-- Begin Given records --

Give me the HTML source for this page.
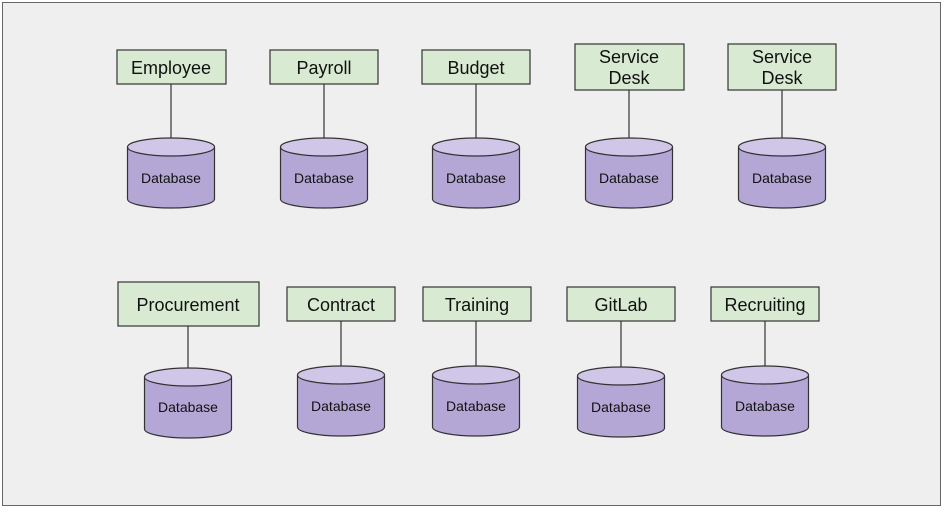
<!DOCTYPE html>
<html><head><style>body{margin:0;background:#fff}</style></head><body>
<svg width="944" height="508" xmlns="http://www.w3.org/2000/svg" font-family="Liberation Sans, Arial, sans-serif">
<rect x="2.5" y="2.5" width="938" height="503" fill="#efefef" stroke="#666" stroke-width="1"/>
<g stroke="#333" stroke-width="1.2">
<!-- row1 boxes -->
<rect x="117" y="50" width="109" height="34" fill="#d9ead3"/>
<rect x="270" y="50" width="108" height="34" fill="#d9ead3"/>
<rect x="422" y="50" width="108" height="34" fill="#d9ead3"/>
<rect x="575" y="44" width="109" height="46" fill="#d9ead3"/>
<rect x="728" y="44" width="108" height="46" fill="#d9ead3"/>
<line x1="171" y1="84" x2="171" y2="138"/>
<line x1="324" y1="84" x2="324" y2="138"/>
<line x1="476" y1="84" x2="476" y2="138"/>
<line x1="629" y1="90" x2="629" y2="138"/>
<line x1="782" y1="90" x2="782" y2="138"/>
<!-- row2 boxes -->
<rect x="118" y="282" width="141" height="44" fill="#d9ead3"/>
<rect x="287" y="287" width="108" height="34" fill="#d9ead3"/>
<rect x="423" y="287" width="108" height="34" fill="#d9ead3"/>
<rect x="567" y="287" width="108" height="34" fill="#d9ead3"/>
<rect x="711" y="287" width="108" height="34" fill="#d9ead3"/>
<line x1="188" y1="326" x2="188" y2="368"/>
<line x1="341" y1="321" x2="341" y2="366"/>
<line x1="476" y1="321" x2="476" y2="366"/>
<line x1="621" y1="321" x2="621" y2="367"/>
<line x1="765" y1="321" x2="765" y2="366"/>
</g>
<defs>
<g id="cyl">
<path d="M-43.5 9 L-43.5 61 A43.5 9 0 0 0 43.5 61 L43.5 9" fill="#b4a7d6" stroke="#333" stroke-width="1.2"/>
<ellipse cx="0" cy="9" rx="43.5" ry="9" fill="#d0c6e8" stroke="#333" stroke-width="1.2"/>
</g>
</defs>
<use href="#cyl" x="171" y="138"/>
<use href="#cyl" x="324" y="138"/>
<use href="#cyl" x="476" y="138"/>
<use href="#cyl" x="629" y="138"/>
<use href="#cyl" x="782" y="138"/>
<use href="#cyl" x="188" y="368"/>
<use href="#cyl" x="341" y="366"/>
<use href="#cyl" x="476" y="366"/>
<use href="#cyl" x="621" y="367"/>
<use href="#cyl" x="765" y="366"/>
<g font-size="14" fill="#111" text-anchor="middle">
<text x="171" y="183">Database</text>
<text x="324" y="183">Database</text>
<text x="476" y="183">Database</text>
<text x="629" y="183">Database</text>
<text x="782" y="183">Database</text>
<text x="188" y="412">Database</text>
<text x="341" y="411">Database</text>
<text x="476" y="411">Database</text>
<text x="621" y="412">Database</text>
<text x="765" y="411">Database</text>
</g>
<g font-size="18" fill="#111" text-anchor="middle">
<text x="171" y="74">Employee</text>
<text x="324" y="74">Payroll</text>
<text x="476" y="74">Budget</text>
<text x="629" y="63">Service</text>
<text x="629" y="84">Desk</text>
<text x="782" y="63">Service</text>
<text x="782" y="84">Desk</text>
<text x="188" y="311">Procurement</text>
<text x="341" y="311">Contract</text>
<text x="477" y="311">Training</text>
<text x="621" y="311">GitLab</text>
<text x="765" y="311">Recruiting</text>
</g>
</svg>
</body></html>
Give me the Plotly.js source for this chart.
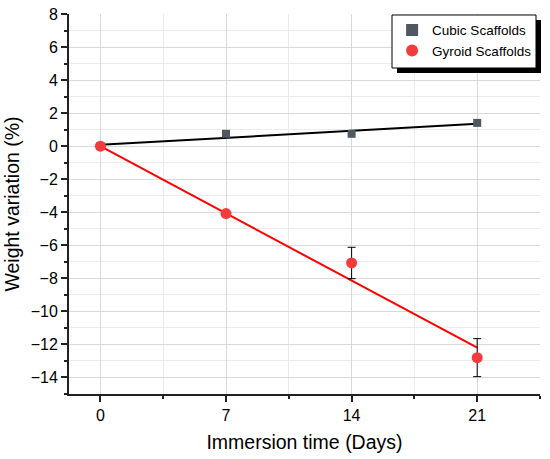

-- End Given records --

Copy out all the data exactly; skip the pictures.

Solution to the problem:
Give me the HTML source for this page.
<!DOCTYPE html>
<html><head><style>body{margin:0;background:#fff}</style></head><body>
<svg width="944" height="508" xmlns="http://www.w3.org/2000/svg" font-family="Liberation Sans, Arial, sans-serif">
<rect x="2.5" y="2.5" width="938" height="503" fill="#efefef" stroke="#666" stroke-width="1"/>
<g stroke="#333" stroke-width="1.2">
<!-- row1 boxes -->
<rect x="117" y="50" width="109" height="34" fill="#d9ead3"/>
<rect x="270" y="50" width="108" height="34" fill="#d9ead3"/>
<rect x="422" y="50" width="108" height="34" fill="#d9ead3"/>
<rect x="575" y="44" width="109" height="46" fill="#d9ead3"/>
<rect x="728" y="44" width="108" height="46" fill="#d9ead3"/>
<line x1="171" y1="84" x2="171" y2="138"/>
<line x1="324" y1="84" x2="324" y2="138"/>
<line x1="476" y1="84" x2="476" y2="138"/>
<line x1="629" y1="90" x2="629" y2="138"/>
<line x1="782" y1="90" x2="782" y2="138"/>
<!-- row2 boxes -->
<rect x="118" y="282" width="141" height="44" fill="#d9ead3"/>
<rect x="287" y="287" width="108" height="34" fill="#d9ead3"/>
<rect x="423" y="287" width="108" height="34" fill="#d9ead3"/>
<rect x="567" y="287" width="108" height="34" fill="#d9ead3"/>
<rect x="711" y="287" width="108" height="34" fill="#d9ead3"/>
<line x1="188" y1="326" x2="188" y2="368"/>
<line x1="341" y1="321" x2="341" y2="366"/>
<line x1="476" y1="321" x2="476" y2="366"/>
<line x1="621" y1="321" x2="621" y2="367"/>
<line x1="765" y1="321" x2="765" y2="366"/>
</g>
<defs>
<g id="cyl">
<path d="M-43.5 9 L-43.5 61 A43.5 9 0 0 0 43.5 61 L43.5 9" fill="#b4a7d6" stroke="#333" stroke-width="1.2"/>
<ellipse cx="0" cy="9" rx="43.5" ry="9" fill="#d0c6e8" stroke="#333" stroke-width="1.2"/>
</g>
</defs>
<use href="#cyl" x="171" y="138"/>
<use href="#cyl" x="324" y="138"/>
<use href="#cyl" x="476" y="138"/>
<use href="#cyl" x="629" y="138"/>
<use href="#cyl" x="782" y="138"/>
<use href="#cyl" x="188" y="368"/>
<use href="#cyl" x="341" y="366"/>
<use href="#cyl" x="476" y="366"/>
<use href="#cyl" x="621" y="367"/>
<use href="#cyl" x="765" y="366"/>
<g font-size="14" fill="#111" text-anchor="middle">
<text x="171" y="183">Database</text>
<text x="324" y="183">Database</text>
<text x="476" y="183">Database</text>
<text x="629" y="183">Database</text>
<text x="782" y="183">Database</text>
<text x="188" y="412">Database</text>
<text x="341" y="411">Database</text>
<text x="476" y="411">Database</text>
<text x="621" y="412">Database</text>
<text x="765" y="411">Database</text>
</g>
<g font-size="18" fill="#111" text-anchor="middle">
<text x="171" y="74">Employee</text>
<text x="324" y="74">Payroll</text>
<text x="476" y="74">Budget</text>
<text x="629" y="63">Service</text>
<text x="629" y="84">Desk</text>
<text x="782" y="63">Service</text>
<text x="782" y="84">Desk</text>
<text x="188" y="311">Procurement</text>
<text x="341" y="311">Contract</text>
<text x="477" y="311">Training</text>
<text x="621" y="311">GitLab</text>
<text x="765" y="311">Recruiting</text>
</g>
</svg>
</body></html>
Give me the Plotly.js source for this chart.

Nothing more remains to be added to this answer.